Faced with American demands to hand over Usamah bin Ladin, the Taliban refused. The subsequent American and Northern Alliance (a group of anti-Taliban Afghans - many say merely displaced warlord militias) removed the Taliban and destroyed much of Al-Qa'idah's leadership in the country

My position on Afghanistan: Go in (done), remove the Taliban from power (done), destroy Al-Qa'idah (in progress), warn whoever picked up the pieces that we won't tolerate resurgence of Al-Qa'idah, and get out.
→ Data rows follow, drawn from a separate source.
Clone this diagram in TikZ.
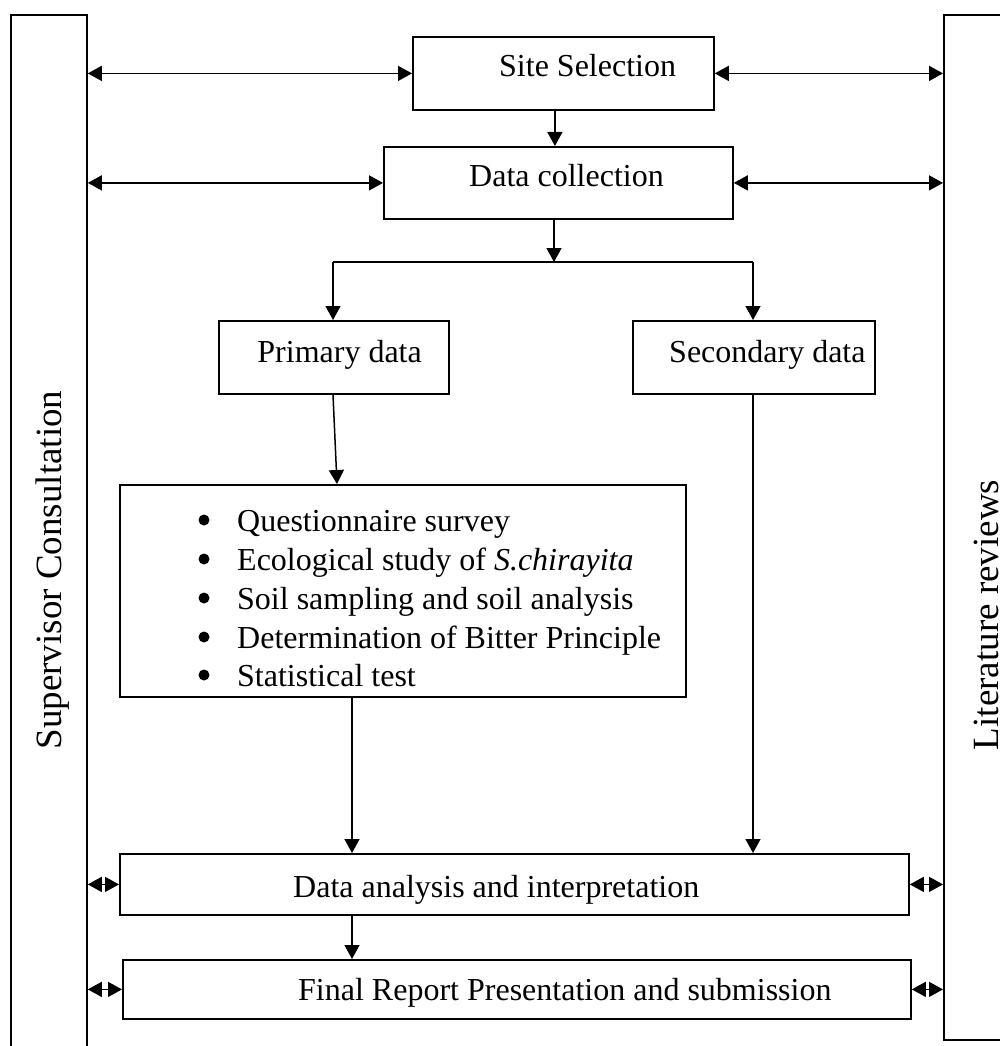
\documentclass[tikz,border=0pt]{standalone}
\usepackage{fontspec}
\setmainfont{Liberation Serif}
\usetikzlibrary{arrows.meta}
\begin{document}
\begin{tikzpicture}[x=1pt,y=-1pt,
 box/.style={draw, line width=1.8pt, inner sep=0pt, anchor=north west},
 txt/.style={inner sep=0pt, font=\fontsize{32}{38}\selectfont},
 side/.style={inner sep=0pt, font=\fontsize{37}{44}\selectfont, rotate=90, anchor=base},
 arr/.style={line width=1.5pt, -{Triangle[length=14pt,width=15pt]}},
 darr/.style={line width=1.5pt, {Triangle[length=14pt,width=15pt]}-{Triangle[length=14pt,width=15pt]}},
 plain/.style={line width=1.5pt},
 dot/.style={fill=black},
]
\useasboundingbox (0,0) rectangle (1000,1046);
\begin{scope}
\clip (0,0) rectangle (1000,1046);
\node[box, minimum width=76pt, minimum height=1060pt] (sup) at (10,14) {};
\node[box, minimum width=100pt, minimum height=1025pt] (lit) at (943,14) {};
\node[side] (tsup) at (61.5,570) {Supervisor Consultation};
\node[side] (tlit) at (998,615) {Literature reviews};
\end{scope}

\node[box, minimum width=301pt, minimum height=73pt] (site) at (412,36) {};
\node[box, minimum width=349pt, minimum height=72pt] (dc) at (383,146) {};
\node[box, minimum width=230pt, minimum height=73pt] (prim) at (218,320) {};
\node[box, minimum width=242pt, minimum height=73pt] (sec) at (632,320) {};
\node[box, minimum width=566pt, minimum height=212pt] (bul) at (119,484) {};
\node[box, minimum width=789pt, minimum height=61pt] (ana) at (119,853) {};
\node[box, minimum width=788pt, minimum height=59pt] (fin) at (122,959) {};

\node[txt, anchor=base west] (tsite) at (499,77) {Site Selection};
\node[txt, anchor=base west] (tdc) at (469,186) {Data collection};
\node[txt, anchor=base east] (tprim) at (422,362) {Primary data};
\node[txt, anchor=base west] (tsec) at (669,362) {Secondary data};
\node[txt, anchor=base west] (b1) at (237,531) {Questionnaire survey};
\node[txt, anchor=base west] (b2) at (237,570) {Ecological study of \textit{S.chirayita}};
\node[txt, anchor=base west] (b3) at (237,609) {Soil sampling and soil analysis};
\node[txt, anchor=base west] (b4) at (237,648) {Determination of Bitter Principle};
\node[txt, anchor=base west] (b5) at (237,686) {Statistical test};
\foreach \y in {531,570,609,648,686}
  \fill[dot] (204,\y-11) circle (5.5pt);
\node[txt, anchor=base west] (tana) at (293,897) {Data analysis and interpretation};
\node[txt, anchor=base west] (tfin) at (298,1000) {Final Report Presentation and submission};

\coordinate (j) at (554,262);
\coordinate (jl) at (333,262);
\coordinate (jr) at (753,262);
\coordinate (cx) at (352,0);

\draw[arr] ([xshift=-8.5pt]site.south) -- ([xshift=-8.5pt]site.south |- dc.north);
\draw[arr] (dc.south -| j) -- (j);
\draw[plain] (jl) -- (jr);
\draw[arr] (jl) -- (jl |- prim.north);
\draw[arr] (jr) -- (jr |- sec.north);
\draw[arr] (prim.south -| jl) -- ([xshift=4pt]bul.north -| jl);
\draw[arr] (bul.south -| cx) -- (ana.north -| cx);
\draw[arr] (sec.south -| jr) -- (ana.north -| jr);
\draw[arr] (ana.south -| cx) -- (fin.north -| cx);

\draw[darr] (sup.east |- site.west) -- (site.west);
\draw[darr] (site.east) -- (site.east -| lit.west);
\draw[darr] (sup.east |- dc.west) -- (dc.west);
\draw[darr] (dc.east) -- (dc.east -| lit.west);
\draw[darr] (sup.east |- ana.west) -- (ana.west);
\draw[darr] (ana.east) -- (ana.east -| lit.west);
\draw[darr] (sup.east |- fin.west) -- (fin.west);
\draw[darr] (fin.east) -- (fin.east -| lit.west);
\end{tikzpicture}
\end{document}
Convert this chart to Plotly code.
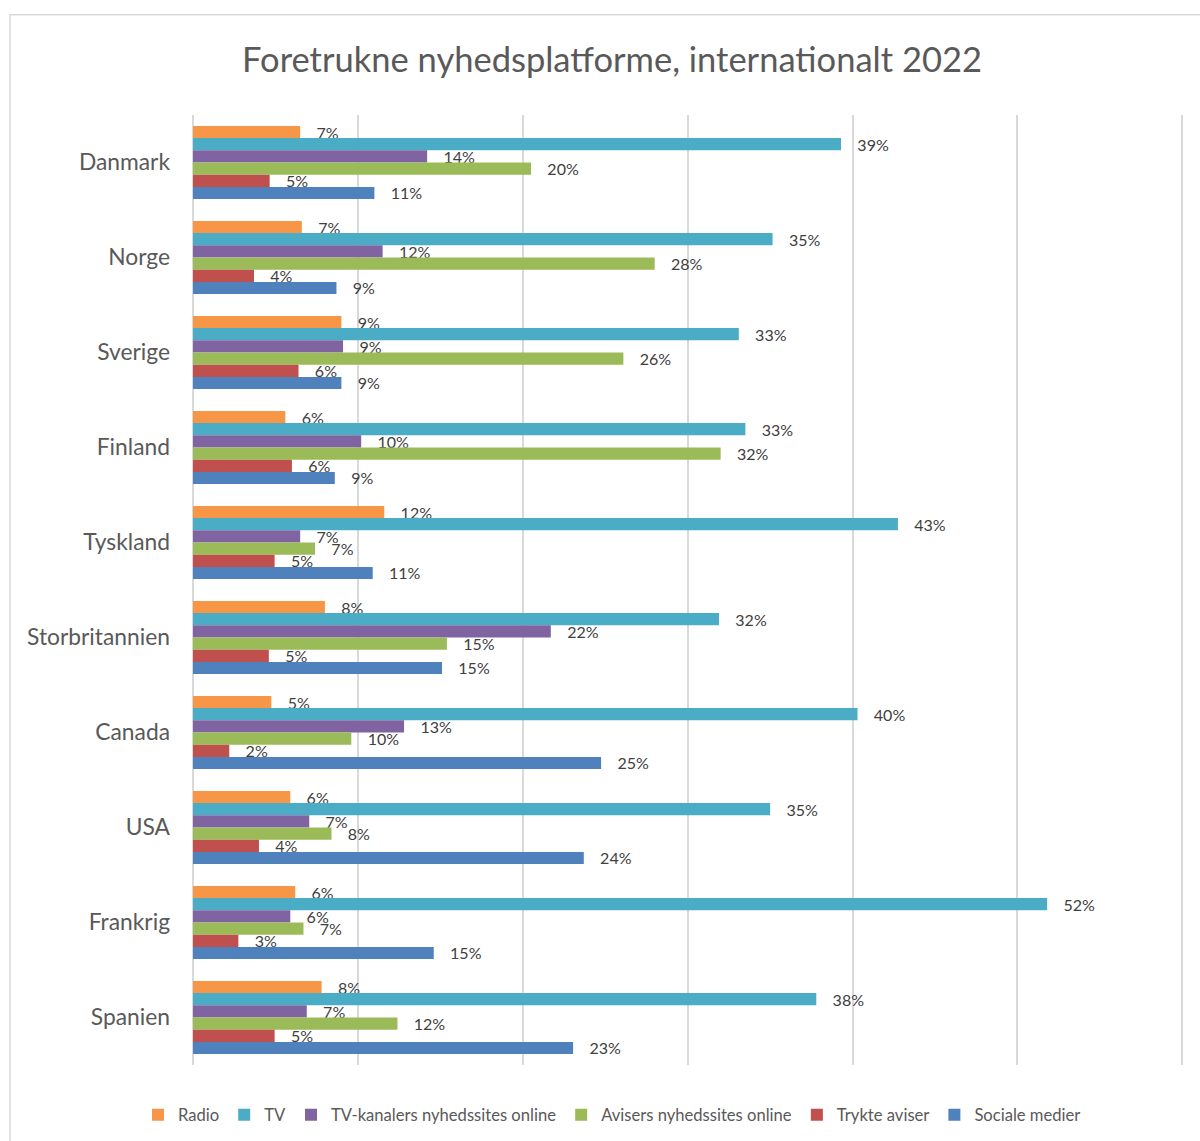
import plotly.graph_objects as go

countries = ["Danmark", "Norge", "Sverige", "Finland", "Tyskland",
             "Storbritannien", "Canada", "USA", "Frankrig", "Spanien"]
series_names = ["Radio", "TV", "TV-kanalers nyhedssites online",
                "Avisers nyhedssites online", "Trykte aviser", "Sociale medier"]

radio = [6.5, 6.6, 9.0, 5.6, 11.6, 8.0, 4.75, 5.9, 6.2, 7.8]
tv = [39.3, 35.15, 33.1, 33.5, 42.75, 31.9, 40.3, 35.0, 51.8, 37.8]
tv_online = [14.2, 11.5, 9.1, 10.2, 6.5, 21.7, 12.8, 7.05, 5.9, 6.9]
avis_online = [20.5, 28.0, 26.1, 32.0, 7.4, 15.4, 9.6, 8.4, 6.7, 12.4]
trykte = [4.65, 3.7, 6.4, 6.0, 4.95, 4.6, 2.2, 4.0, 2.75, 4.95]
sociale = [11.0, 8.7, 9.0, 8.6, 10.9, 15.1, 24.75, 23.7, 14.6, 23.05]

radio_lbl = [7, 7, 9, 6, 12, 8, 5, 6, 6, 8]
tv_lbl = [39, 35, 33, 33, 43, 32, 40, 35, 52, 38]
tv_online_lbl = [14, 12, 9, 10, 7, 22, 13, 7, 6, 7]
avis_online_lbl = [20, 28, 26, 32, 7, 15, 10, 8, 7, 12]
trykte_lbl = [5, 4, 6, 6, 5, 5, 2, 4, 3, 5]
sociale_lbl = [11, 9, 9, 9, 11, 15, 25, 24, 15, 23]

colors = ["#F79646", "#4BACC6", "#8064A2", "#9BBB59", "#C0504D", "#4F81BD"]

values = [radio, tv, tv_online, avis_online, trykte, sociale]
labels = [radio_lbl, tv_lbl, tv_online_lbl, avis_online_lbl, trykte_lbl, sociale_lbl]

FONT = "Lato"
fig = go.Figure()
for name, vals, lbls, col in zip(series_names, values, labels, colors):
    fig.add_trace(go.Bar(
        y=countries, x=vals, name=name, orientation="h",
        marker=dict(color=col, line=dict(width=0)),
        text=["\u2002\u2004" + f"{v}%" for v in lbls],
        textposition="outside", constraintext="none", cliponaxis=False,
        textfont=dict(family=FONT, size=16, color="#404040"),
        hoverinfo="skip",
    ))

fig.update_layout(
    width=1200, height=1141,
    paper_bgcolor="white", plot_bgcolor="white",
    barmode="group", bargap=0.23, bargroupgap=0,
    margin=dict(l=193, r=16, t=115, b=76),
    title=dict(text="Foretrukne nyhedsplatforme, internationalt 2022",
               x=0.51, xref="container", xanchor="center",
               y=1 - 60 / 1141, yref="container", yanchor="middle",
               font=dict(family=FONT, size=34.5, color="#595959")),
    xaxis=dict(range=[0, 60.1], dtick=10, showticklabels=False,
               showgrid=True, gridcolor="#D9D9D9", gridwidth=2,
               zeroline=True, zerolinecolor="#D9D9D9", zerolinewidth=2,
               showline=False, fixedrange=True),
    yaxis=dict(autorange="reversed", showgrid=False, showline=False,
               ticks="", ticklabelstandoff=22, fixedrange=True,
               tickfont=dict(family=FONT, size=22.8, color="#595959")),
    legend=dict(orientation="h", xref="container", yref="container",
                x=0.51, xanchor="center", y=1 - 1115 / 1141, yanchor="middle",
                font=dict(family=FONT, size=16.6, color="#595959"),
                traceorder="normal"),
    showlegend=True,
    shapes=[dict(type="rect", xref="paper", yref="paper",
                 x0=-0.1847, x1=1.035, y0=-0.1, y1=1.1055,
                 line=dict(color="#D9D9D9", width=1.5), layer="below")],
)

fig.write_html("out.html", config={"displayModeBar": False},
               post_script="document.body.style.margin='0';")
Anyone who reads the British experience in the 19th century and the Soviet experience in the 1980s should conclude, as I have, that it is truly the no-win capital of the world. I mean, anyplace whose national sport is fighting over a calf or goat carcass. Here is a passage on buzkashi:

Traditionally, a calf is beheaded, the legs are cut off at the knee and its entrails are removed. The carcass of the calf is then soaked in cold water for 24 hours before the game so that it may be tough enough to withstand the tugging that takes place. When there is no calf available, a goat is used instead. Winners are awarded prizes of turbans, cash or rifles. According to unwritten rules of the game, nobody can tie the carcass to his saddle or hit his opponent on the hand to snatch the calf. Likewise, tripping an opponent by using the rope is forbidden. Buzkashi continues until a team is announced the winner.

Back to the point:

If there is no Al-Qa'idah in Afghanistan - even if there is the Taliban but no Al-Qa'idah - please define the U.S. national interest in involvement there. I can't.